Should this be related to the harmonic content (eg fundamental frequency) of the sound or is it about the frequency range that is used in the processing?

Are there optimal settings overall when working with harmonic vs non-harmonic material in the supervp.sourcefilter? For example, should complex polyphonic harmonic material use the trueenv mode with a certain f0 value while non-harmonic ‘noisy’ material should use lpc mode with a certain LPC order?

I’ve tried reading the paper but as requested in the original post, a laymen’s terms explanation would be really helpful.

Thanks

Hello srs

Should this be related to the harmonic content (eg fundamental frequency) of the sound or is it about the frequency range that is used in the processing?

The spectral envelope represents the filter component of a source filter model, for voice sounds it corresponds approximately to the vocal tract filter. Now we need to estimate this (vocal tract) filter from a given sound signal after passing the signal excitation source. In the source filter model the harmonic structure is supposed to be part of the excitation and further it is assumed to be white (all spectral peak approximately have the same amplitude). That means we need to find a filter that is defined by the harmonic peaks, but ignoring the valleys between the sinusoids.

The true envelope algorithm exploits the fact that the harmonic peaks of the excitation can be understood to create a down-sampled version of the log amplitude filter transfer function where the F0 is the sampling period.
Exactly like it is the case for sampling audio signals the sampling of the filter creates aliasing and so some details of the filter are lost. Because we sample (log ampitude) in the frequency domain, aliasing takes place in the time (more exactly cepstral) domain. The best reconstruction you can achieve is using bandlimited interpolation using 0.5 SR/F0 as Nyquist “cesptral” limit. Choosing this order for an harmonic spectrum will not allow the filter to follow the valleys between the harmonic peaks. If you make it smaller the filter will be less good in following the peaks (will be less precise) if you make it larger peaks will be followed precisely but the filter will start oscillate between the harmonic peaks. So order should be limited as a function of the F0 where the order need to be smaller the larger the F0 becomes.

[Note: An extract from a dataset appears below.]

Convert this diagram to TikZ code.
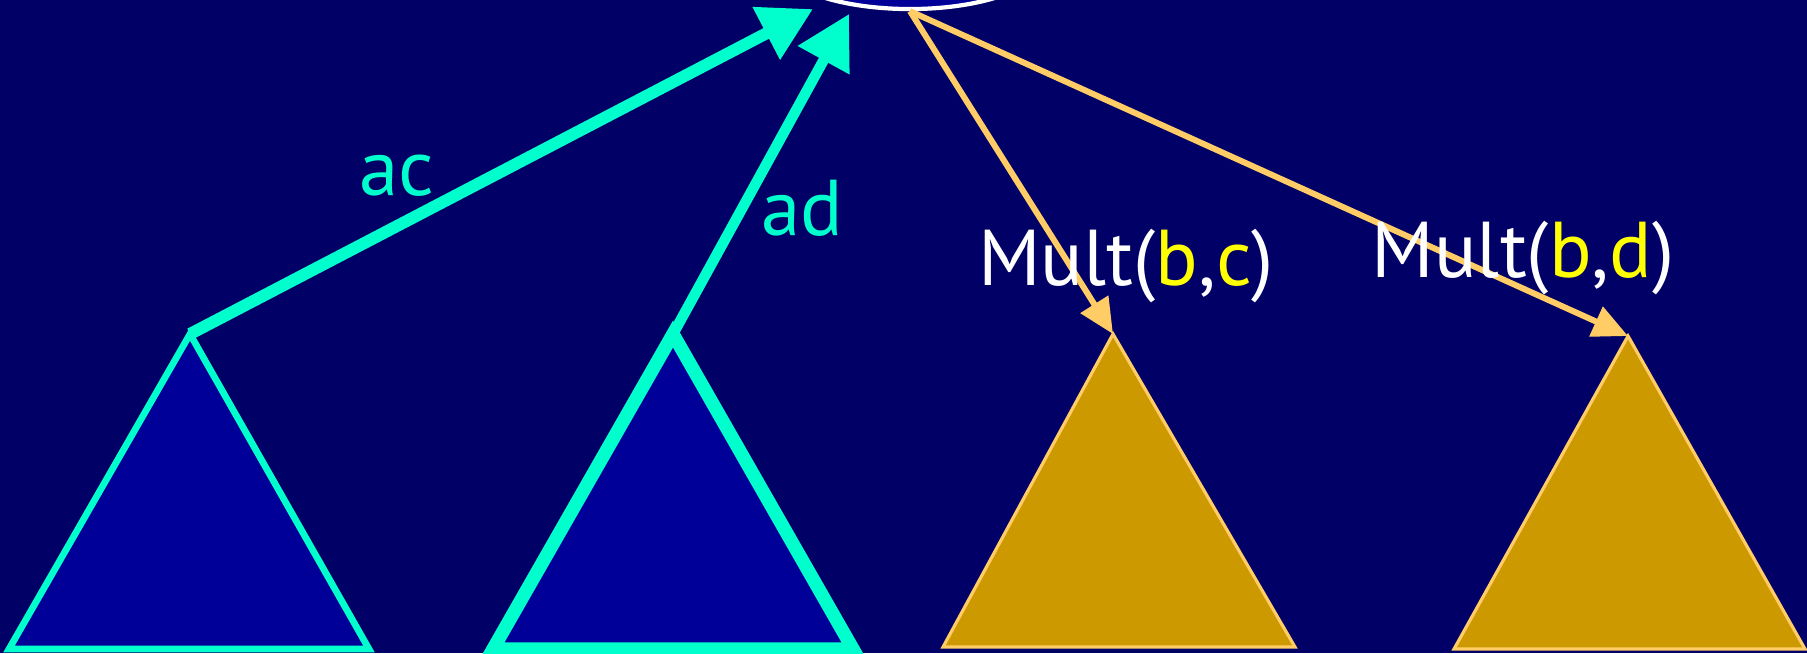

Now in AudioSculpt you can specify the true envelope order directly in terms of the F0 you expect to be present in your audio signal. You can either directly use an F0 analysis you have performed to modify the order according to the local signal, or you take a constant value which would be used everywhere. In the latter case you need to take the maximum F0 over the signal because this value will ensure that the envelope will nowhere be able to capture the harmonic structure. On the other hand using a global value will result an over smoothed filter wherever F0 is smaller. Depending on the signal you may lower the max F0 a little bit to have a more precise filter if the maximum F0 does not take pace often.

Is this clearer ?

Yes, thanks. That does help explain it though I think I’ll need to study that paper further to really understand it.

I’m using it in Max so I’m assuming I can only have a constant f0 value. Does a smaller f0 mean greater frequency resolution in the processing? A bit like how a larger FFT size increases frequency resolution but reduces time resolution.

What would be the difference in terms of audio quality with an f0 of 50 (or less) versus an f0 of 1000 (or more)?

In my case, both the source and filter sounds are very harmonically rich so I want as much frequency resolution as possible.